I fear you are using the past tense too soon. There is still 25% on UK cars, for example.
There is an intriguing story from Canada that Mark Carney has been quietly buying up US Treasury Bonds, then co-ordinating with Europe and Japan to steadily dump them onto the market. Causing the Bond yield upsurge, and Trump to pull his “beautiful” tariffs for 90 days. Snopes.com has investigated this, not verified it, but hasn’t dismissed it either. If true, if only the economics pygmies in government here had the wit and courage to do something similar. https://www.snopes.com/news/2025/04/11/canada-mark-carney-treasurys-sell-off/
TIME TO CUT THE USA ADRIFT
https://theleftlane2024.substack.com/p/end-the-illusion-ditch-the-uks-special
I am sure I’ve read somewhere that Trump amongst other considerations I’m sure saw tariffs as a way of reducing federal income taxes and the size of the govt when combined with DOGE’s efforts.

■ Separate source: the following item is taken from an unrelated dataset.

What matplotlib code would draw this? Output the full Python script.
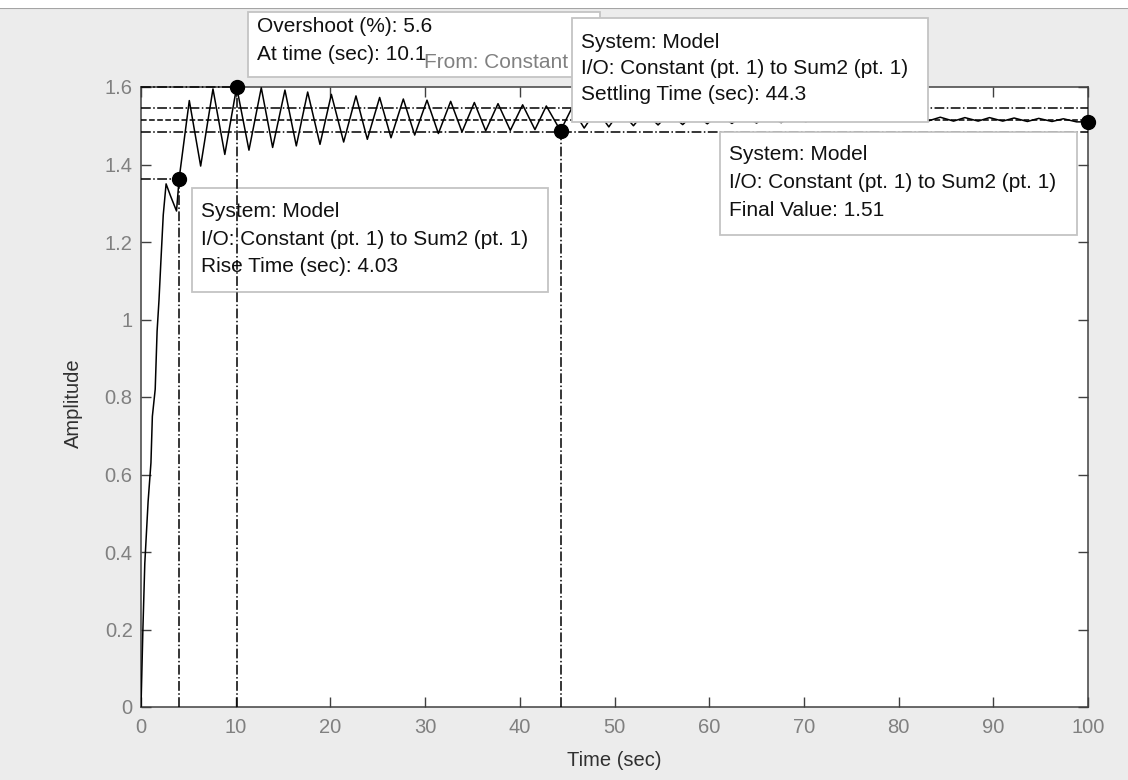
import numpy as np
import matplotlib.pyplot as plt
from matplotlib.patches import Rectangle
from matplotlib.lines import Line2D

plt.rcParams['font.family'] = ['Liberation Sans', 'DejaVu Sans']

W, H = 1128, 780

# step response: initial rise, then the peaks and troughs of the ringing
rise_t = [0.0, 0.2, 0.4, 0.75, 1.05, 1.2, 1.5, 1.7, 1.9, 2.1, 2.35, 2.65,
          3.1, 3.75, 4.03]
rise_y = [0.0, 0.2, 0.37, 0.53, 0.63, 0.75, 0.82, 0.97, 1.05, 1.15, 1.27,
          1.35, 1.32, 1.28, 1.364]
peak_t = [5.1, 7.6, 10.1, 12.7, 15.2, 17.6, 20.1, 22.7, 25.2, 27.7, 30.2,
          32.7, 35.2, 37.7, 40.3, 42.8, 45.5, 48.1, 50.6, 53.2, 55.8, 58.4,
          61.0, 63.6, 66.2, 68.8, 71.4, 74.0, 76.6, 79.2, 81.8, 84.4, 87.0,
          89.6, 92.2, 94.8, 97.4]
peak_y = [1.565, 1.595, 1.600, 1.598, 1.592, 1.587, 1.581, 1.577, 1.573,
          1.569, 1.566, 1.563, 1.560, 1.557, 1.554, 1.551, 1.546, 1.542,
          1.539, 1.536, 1.533, 1.531, 1.529, 1.527, 1.526, 1.525, 1.524,
          1.524, 1.523, 1.523, 1.522, 1.522, 1.521, 1.521, 1.520, 1.519,
          1.518]
trough_t = [6.3, 8.85, 11.4, 13.9, 16.4, 18.9, 21.4, 23.9, 26.4, 28.9,
            31.4, 33.9, 36.4, 39.0, 41.6, 44.3, 46.8, 49.4, 52.0, 54.6,
            57.2, 59.8, 62.4, 65.0, 67.6, 70.2, 72.8, 75.4, 78.0, 80.6,
            83.2, 85.8, 88.4, 91.0, 93.6, 96.2, 98.8]
trough_y = [1.396, 1.426, 1.437, 1.444, 1.448, 1.452, 1.458, 1.465, 1.469,
            1.476, 1.480, 1.484, 1.487, 1.488, 1.490, 1.487, 1.494, 1.497,
            1.500, 1.502, 1.503, 1.505, 1.506, 1.507, 1.508, 1.510, 1.512,
            1.513, 1.513, 1.513, 1.513, 1.512, 1.512, 1.512, 1.511, 1.511,
            1.510]

# step characteristics
final_value = 1.51
steady_level = 1.515
settle_band = 0.02
rise_time = 4.03
overshoot_pct = 5.6
overshoot_time = 10.1
settle_time = 44.3
settle_y = 1.487
t_end = 100

x_ticks = [0, 10, 20, 30, 40, 50, 60, 70, 80, 90, 100]
y_ticks = [0, 0.2, 0.4, 0.6, 0.8, 1.0, 1.2, 1.4, 1.6]

system_line = 'System: Model'
io_line = 'I/O: Constant (pt. 1) to Sum2 (pt. 1)'
title = 'From: Constant (pt. 1)  To: Sum2 (pt. 1)'

t = np.concatenate([rise_t, peak_t, trough_t, [t_end]])
y = np.concatenate([rise_y, peak_y, trough_y, [final_value]])
order = np.argsort(t)
t, y = t[order], y[order]

fig = plt.figure(figsize=(W / 100, H / 100), dpi=100, facecolor='#ececec')
ax = fig.add_axes([141 / W, 1 - 707 / H, (1088 - 141) / W, (707 - 87) / H])
ax.set_facecolor('white')

ax.plot(t, y, color='black', lw=1.1, zorder=3)

peak_value = steady_level * (1 + overshoot_pct / 100)
rise_value = 0.9 * steady_level
ref = dict(color='black', lw=1.1, zorder=4, clip_on=False)
ax.plot([rise_time, rise_time], [0, rise_value], ls='-.', **ref)
ax.plot([0, rise_time], [rise_value, rise_value], ls='-.', **ref)
ax.plot([overshoot_time, overshoot_time], [0, peak_value], ls='-.', **ref)
ax.plot([0, overshoot_time], [peak_value, peak_value], ls='-.', **ref)
ax.plot([settle_time, settle_time], [0, settle_y], ls='-.', **ref)
ax.plot([0, t_end], [steady_level * (1 + settle_band)] * 2, ls='-.', **ref)
ax.plot([0, t_end], [steady_level * (1 - settle_band)] * 2, ls='-.', **ref)
ax.plot([0, t_end], [steady_level] * 2, ls='--', **ref)

dots = dict(marker='o', ms=10, color='black', zorder=5, clip_on=False)
ax.plot([rise_time], [rise_value], **dots)
ax.plot([overshoot_time], [peak_value], **dots)
ax.plot([settle_time], [settle_y], **dots)
ax.plot([t_end], [final_value], **dots)

ax.set_xlim(0, t_end)
ax.set_ylim(0, 1.6)
ax.set_xticks(x_ticks)
ax.set_yticks(y_ticks)
ax.set_xticklabels([f'{v:g}' for v in x_ticks])
ax.set_yticklabels([f'{v:g}' for v in y_ticks])
ax.tick_params(direction='in', length=7, width=1, top=True, right=True,
               color='#404040', labelcolor='#808080', labelsize=14.5)
ax.tick_params(axis='x', pad=8)
ax.tick_params(axis='y', pad=6)
for sp in ax.spines.values():
    sp.set_color('#404040')
    sp.set_linewidth(1.1)

ax.set_xlabel('Time (sec)', fontsize=14.5, color='#303030')
ax.set_ylabel('Amplitude', fontsize=14.5, color='#303030')
ax.xaxis.set_label_coords(0.5, -(751 - 707) / 620)
ax.yaxis.set_label_coords((83 - 141) / 947, 0.49)


def px(x, y_):
    return x / W, 1 - y_ / H


def draw_tip(owner, left, top, right, bottom, lines, first, step, z):
    """Datatip box given in pixel coordinates."""
    x0, y0 = px(left, bottom)
    box = Rectangle((x0, y0), (right - left) / W, (bottom - top) / H,
                    transform=fig.transFigure, fc='white', ec='#c4c4c4',
                    lw=1.3, zorder=z, clip_on=False)
    if owner is fig:
        fig.patches.append(box)
    else:
        owner.add_patch(box)
    for i, line in enumerate(lines):
        tx, ty = px(left + 9, top + first + i * step)
        owner.text(tx, ty, line, transform=fig.transFigure, fontsize=15,
                   color='#111111', ha='left', va='center', zorder=z + 0.1,
                   clip_on=False)


# top strip of the window
fig.patches.append(Rectangle((0, 1 - 8 / H), 1, 8 / H, transform=fig.transFigure,
                             fc='white', ec='none', zorder=1))
fig.lines.append(Line2D([0, 1], [1 - 8 / H] * 2, transform=fig.transFigure,
                        color='#a4a4a4', lw=1.5, zorder=1))

draw_tip(fig, 248, 12, 600, 77,
         [f'Overshoot (%): {overshoot_pct}',
          f'At time (sec): {overshoot_time}'], 15, 27, 3)
tx, ty = px(606, 63)
fig.text(tx, ty, title, fontsize=15, color='#808080', ha='center',
         va='center', zorder=4)
draw_tip(fig, 572, 18, 928, 122,
         [system_line, io_line, f'Settling Time (sec): {settle_time}'],
         24, 26, 5)
draw_tip(fig, 720, 132, 1077, 235,
         [system_line, io_line, f'Final Value: {final_value}'], 23, 28, 5)
draw_tip(ax, 192, 188, 548, 292,
         [system_line, io_line, f'Rise Time (sec): {rise_time}'], 24, 27.5,
         2.5)

fig.savefig('out.png', dpi=100, facecolor=fig.get_facecolor())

The hope was the federal income tax burden would be lifted from those that do pay federal income tax to those that currently pay very little.
I don’t think tariff revenues were supposed to replace federal income tax just be a cover story for improving the tax position of those with much higher incomes who support Trump.
Meanwhile behind the scenes major firms & countries “do deals” to mitigate Trump’s tariffs/non tariff barriers allowing Trump to say whatever those who follow him wanted to hear about his efforts on MAGA.
Like the UK I hear 75 countries still want some kind of deal.